LYNN: It takes a bit of work to get it in there.
Some team lines are set up so that the cross check, this piece of leather, has been tapered and has a hole in it and it fits into a Conway on the line. So that this is fitting over here and tucking in. Some line runs through here and this one comes in here. Take that set of team lines to a harness maker and have them change that. Because everything is dependent on this little section right here.
CHRISTINA: Mine are just regular buckles on my crosschecks.

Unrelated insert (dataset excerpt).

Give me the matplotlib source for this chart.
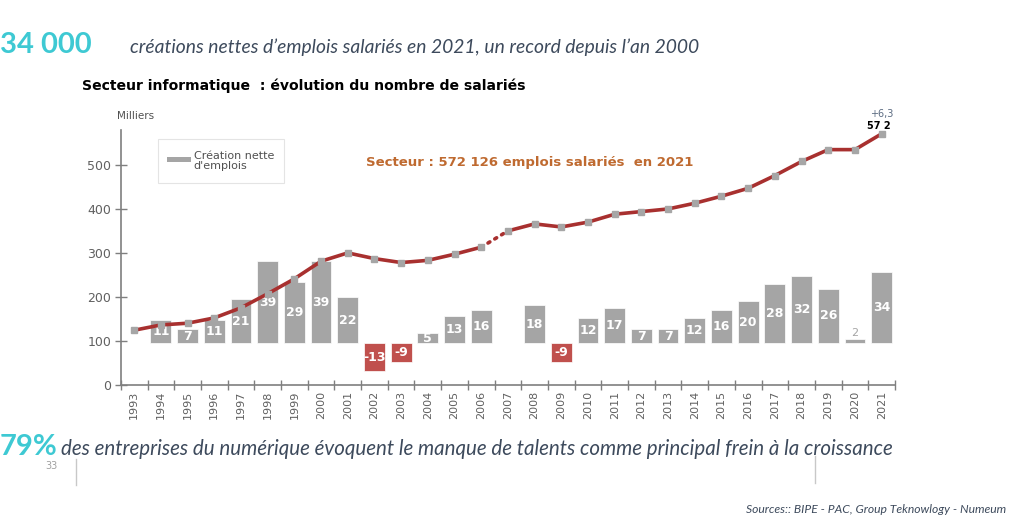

JOHN: Yes, two bar buckle with a loop.
LYNN: The dynamic here when you’re working a team of horses you’ve got your neckyoke and your double-tree and I use that story to demonstrate, you can have something go wrong back here, singletrees at this hitch and there’s an awful lot that you can do with that situation. But when this breaks, when the neckyoke breaks, or the … breaks and the tongue comes down below horses, I’ve heard two occasions in the last five years of where a tongue in this situation, a wooden tongue, was driven into the ground, split, and the wood came up and killed the horse. Run right into the belly of the horse. This is a real problem, you have to be as lucky as I was to deal with this. We’ve had it happen, Jess and I have had a situation like that, well trained horses, remember Jess, didn’t you have Red and Blue on a side delivery rake or was that me and the tongue broke? We stopped and we did what we had to do. Things were just fine. Training was very important here.
DOUG: The tongue doesn’t have to break. Your neckyoke isn’t fastened on, your trace chain comes unhooked like John was talking about. They can walk that neckyoke ring right off the end of the tongue and you’d have the same problem.
LYNN: For safety sake I always, as you can see from these implements, take a piece of wire and tie on for safety, tie on the neckyoke.